The goal of the showcase was for seniors in the various degrees of the engineering program to present the projects they had worked on throughout the semester, or in some cases, the school year.
Projects were split between two rooms with the smaller computer science and electrical and computer engineering projects being displayed in the Grand Salon, while the larger mechanical and civil engineering projects were in the Northridge Center.
At the event, which was free and open for anyone to attend, groups set their projects up and were available to answer questions about what their projects were. Some projects were more serious, such as the Wheelchair Assist project, a design for a mechanical lift system to help people in or out of a wheelchair.
The rig was designed to fit into a standard model wheelchair, and also includes rails that move with the seat to provide a place for the person to hang on to or brace themselves against. The lift mechanism supports up to 400 pounds of weight, though the actuator could be replaced in order to support a higher amount of weight.
Some projects were a bit lighter, such as Super One Punch Team Turbo HD Remastered 2, which was a simple two-dimensional fighter game that was inspired by the “Street Fighter” series, which according to team members, was the inspiration for the long name of the game.
The game included four playable characters, single player and multiplayer modes, and controller support. The demo version set up for the showcase had a controller set-up modeled after a classic arcade game.
Other projects, such as the Autonomous Car project, worked to improve on technology that already exists. This project built onto already existing self-driving car technologies, specifically how they interacted with intersections.
“Self-driving cars today, they’re all based on stop lights and lines, they see the light is red so they stop at the light. Our design, they don’t stop at the intersections, they keep going.” team member Vartan Shahjanian said.

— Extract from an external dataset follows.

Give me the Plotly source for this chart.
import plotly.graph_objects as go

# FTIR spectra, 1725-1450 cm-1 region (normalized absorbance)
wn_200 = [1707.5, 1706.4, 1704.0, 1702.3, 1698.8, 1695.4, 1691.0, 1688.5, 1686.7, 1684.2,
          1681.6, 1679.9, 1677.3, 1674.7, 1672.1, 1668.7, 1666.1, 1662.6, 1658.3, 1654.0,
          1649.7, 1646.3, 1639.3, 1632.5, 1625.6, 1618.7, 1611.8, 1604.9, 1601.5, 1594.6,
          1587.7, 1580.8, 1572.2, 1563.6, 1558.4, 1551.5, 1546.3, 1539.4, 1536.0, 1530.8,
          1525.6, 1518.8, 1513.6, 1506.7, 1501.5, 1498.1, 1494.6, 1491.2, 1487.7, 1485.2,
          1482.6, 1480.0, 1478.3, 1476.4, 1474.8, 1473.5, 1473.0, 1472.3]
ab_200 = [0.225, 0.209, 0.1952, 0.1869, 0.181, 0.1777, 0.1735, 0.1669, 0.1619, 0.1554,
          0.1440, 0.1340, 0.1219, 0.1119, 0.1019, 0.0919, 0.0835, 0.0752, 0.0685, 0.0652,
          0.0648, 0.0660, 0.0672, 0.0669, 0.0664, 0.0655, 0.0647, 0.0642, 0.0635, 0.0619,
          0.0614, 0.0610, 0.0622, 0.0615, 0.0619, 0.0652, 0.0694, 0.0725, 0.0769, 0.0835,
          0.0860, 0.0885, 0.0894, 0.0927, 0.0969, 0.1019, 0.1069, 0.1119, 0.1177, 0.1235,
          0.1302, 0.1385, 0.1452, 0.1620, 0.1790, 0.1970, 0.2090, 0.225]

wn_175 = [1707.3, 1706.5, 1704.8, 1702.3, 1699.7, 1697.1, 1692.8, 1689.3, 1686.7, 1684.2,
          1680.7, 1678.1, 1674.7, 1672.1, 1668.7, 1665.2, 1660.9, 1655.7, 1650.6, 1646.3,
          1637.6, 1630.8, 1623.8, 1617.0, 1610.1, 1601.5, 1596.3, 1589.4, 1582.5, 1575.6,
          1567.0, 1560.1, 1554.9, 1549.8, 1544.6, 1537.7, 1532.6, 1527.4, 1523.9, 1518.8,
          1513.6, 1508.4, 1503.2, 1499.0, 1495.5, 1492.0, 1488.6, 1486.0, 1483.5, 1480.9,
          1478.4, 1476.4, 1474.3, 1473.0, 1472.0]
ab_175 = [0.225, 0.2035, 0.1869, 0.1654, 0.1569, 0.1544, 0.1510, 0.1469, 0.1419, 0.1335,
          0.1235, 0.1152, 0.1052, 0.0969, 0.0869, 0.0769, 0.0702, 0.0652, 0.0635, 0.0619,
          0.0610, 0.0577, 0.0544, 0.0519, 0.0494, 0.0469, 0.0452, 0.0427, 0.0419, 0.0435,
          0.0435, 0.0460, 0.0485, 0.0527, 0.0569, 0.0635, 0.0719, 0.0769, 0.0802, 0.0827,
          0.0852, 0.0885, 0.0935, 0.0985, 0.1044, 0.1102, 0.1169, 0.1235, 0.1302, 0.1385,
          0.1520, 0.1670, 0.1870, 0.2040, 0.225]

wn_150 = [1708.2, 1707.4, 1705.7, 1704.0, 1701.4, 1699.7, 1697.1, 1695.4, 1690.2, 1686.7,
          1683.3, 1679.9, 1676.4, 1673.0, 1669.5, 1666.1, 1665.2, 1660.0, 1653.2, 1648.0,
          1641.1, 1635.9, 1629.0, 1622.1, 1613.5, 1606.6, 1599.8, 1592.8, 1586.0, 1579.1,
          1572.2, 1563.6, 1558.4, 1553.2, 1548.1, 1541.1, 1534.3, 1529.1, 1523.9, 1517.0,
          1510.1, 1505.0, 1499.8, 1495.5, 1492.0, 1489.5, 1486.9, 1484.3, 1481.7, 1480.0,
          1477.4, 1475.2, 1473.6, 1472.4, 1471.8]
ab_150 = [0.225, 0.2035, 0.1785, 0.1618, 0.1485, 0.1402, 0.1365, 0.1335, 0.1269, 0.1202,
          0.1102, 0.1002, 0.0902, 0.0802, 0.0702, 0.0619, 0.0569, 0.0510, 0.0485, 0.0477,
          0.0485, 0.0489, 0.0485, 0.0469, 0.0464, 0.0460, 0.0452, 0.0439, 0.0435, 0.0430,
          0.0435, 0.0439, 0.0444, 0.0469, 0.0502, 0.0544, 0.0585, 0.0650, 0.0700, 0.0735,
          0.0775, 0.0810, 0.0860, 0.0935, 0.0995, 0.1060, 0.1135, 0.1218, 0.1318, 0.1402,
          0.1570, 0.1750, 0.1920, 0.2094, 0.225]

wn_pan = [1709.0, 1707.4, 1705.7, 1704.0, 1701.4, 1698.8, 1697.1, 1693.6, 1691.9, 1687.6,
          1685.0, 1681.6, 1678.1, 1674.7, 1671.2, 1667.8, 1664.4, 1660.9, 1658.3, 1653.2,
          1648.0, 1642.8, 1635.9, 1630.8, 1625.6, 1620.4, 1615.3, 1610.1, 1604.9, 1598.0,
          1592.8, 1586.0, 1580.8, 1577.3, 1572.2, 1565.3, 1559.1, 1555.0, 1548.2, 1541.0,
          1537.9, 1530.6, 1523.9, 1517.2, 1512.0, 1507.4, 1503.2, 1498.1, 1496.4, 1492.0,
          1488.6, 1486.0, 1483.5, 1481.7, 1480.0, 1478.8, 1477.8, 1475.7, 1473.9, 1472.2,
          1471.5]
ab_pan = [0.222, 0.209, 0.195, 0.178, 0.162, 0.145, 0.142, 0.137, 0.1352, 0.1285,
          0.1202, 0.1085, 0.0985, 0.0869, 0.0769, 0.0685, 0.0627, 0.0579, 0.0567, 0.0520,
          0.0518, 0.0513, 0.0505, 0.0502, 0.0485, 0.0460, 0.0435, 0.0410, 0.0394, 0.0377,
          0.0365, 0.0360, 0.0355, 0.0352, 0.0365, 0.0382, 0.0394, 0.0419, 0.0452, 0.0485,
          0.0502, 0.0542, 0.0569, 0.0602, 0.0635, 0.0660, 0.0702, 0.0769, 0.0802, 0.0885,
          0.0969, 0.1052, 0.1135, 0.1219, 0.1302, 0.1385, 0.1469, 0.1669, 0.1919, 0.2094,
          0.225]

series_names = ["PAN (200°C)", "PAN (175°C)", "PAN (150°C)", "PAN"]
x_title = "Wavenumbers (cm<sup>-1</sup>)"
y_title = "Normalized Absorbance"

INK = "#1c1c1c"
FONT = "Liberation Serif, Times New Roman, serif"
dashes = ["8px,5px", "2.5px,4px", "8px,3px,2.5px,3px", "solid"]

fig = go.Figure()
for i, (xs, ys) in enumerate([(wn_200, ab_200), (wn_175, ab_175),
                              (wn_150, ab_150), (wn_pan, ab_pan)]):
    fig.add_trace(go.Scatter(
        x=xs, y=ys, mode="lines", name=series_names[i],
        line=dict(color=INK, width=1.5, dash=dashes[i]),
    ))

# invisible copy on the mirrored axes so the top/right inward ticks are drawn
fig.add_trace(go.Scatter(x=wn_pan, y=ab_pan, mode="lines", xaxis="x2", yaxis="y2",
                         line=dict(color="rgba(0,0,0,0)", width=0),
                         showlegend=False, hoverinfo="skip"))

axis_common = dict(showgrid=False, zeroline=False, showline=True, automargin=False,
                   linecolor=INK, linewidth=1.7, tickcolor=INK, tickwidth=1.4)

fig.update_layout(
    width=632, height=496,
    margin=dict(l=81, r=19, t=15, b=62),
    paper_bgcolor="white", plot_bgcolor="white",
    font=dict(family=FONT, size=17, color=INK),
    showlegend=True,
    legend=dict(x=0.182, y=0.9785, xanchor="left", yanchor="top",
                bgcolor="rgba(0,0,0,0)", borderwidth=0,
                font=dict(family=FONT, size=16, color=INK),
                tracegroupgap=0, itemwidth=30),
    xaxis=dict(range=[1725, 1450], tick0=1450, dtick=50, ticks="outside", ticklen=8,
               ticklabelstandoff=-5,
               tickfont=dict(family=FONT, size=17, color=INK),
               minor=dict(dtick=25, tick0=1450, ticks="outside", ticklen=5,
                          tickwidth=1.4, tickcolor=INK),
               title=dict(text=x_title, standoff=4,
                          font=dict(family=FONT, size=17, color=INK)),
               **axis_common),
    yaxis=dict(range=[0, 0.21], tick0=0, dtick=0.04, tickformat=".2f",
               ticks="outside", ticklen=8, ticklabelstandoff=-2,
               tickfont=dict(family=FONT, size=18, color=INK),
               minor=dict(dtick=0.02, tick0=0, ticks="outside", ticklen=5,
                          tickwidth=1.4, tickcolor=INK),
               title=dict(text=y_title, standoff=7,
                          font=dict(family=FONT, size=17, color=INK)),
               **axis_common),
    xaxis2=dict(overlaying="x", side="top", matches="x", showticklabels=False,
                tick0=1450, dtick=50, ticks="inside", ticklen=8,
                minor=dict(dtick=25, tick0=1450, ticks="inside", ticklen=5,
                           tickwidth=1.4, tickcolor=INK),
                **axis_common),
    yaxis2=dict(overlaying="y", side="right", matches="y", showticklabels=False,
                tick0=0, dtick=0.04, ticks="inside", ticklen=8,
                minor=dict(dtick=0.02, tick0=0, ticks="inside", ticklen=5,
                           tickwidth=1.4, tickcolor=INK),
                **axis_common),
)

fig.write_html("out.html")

Their design was based on having route data from the cars sent to a program to control each intersection, which would then calculate when cars would need to slow down or speed up as they approached the intersection so that cars would not collide.
Other projects were based on entrances for annual competitions, such as the CSUN Aeronautics team, which built a small mechanical airplane capable of carrying up to 55 pounds of weight. The team was also looking at potential future uses for their design, primarily humanitarian work.
“We figured we could use it to carry medicine and food into war-torn countries, and were even looking at making it fully automated, so that you don’t have to worry about a human knowing how to fly,” team leader Pablo Diaz said.
Every project at the showcase worked in some way or another to improve some aspect of society or increase global sustainability.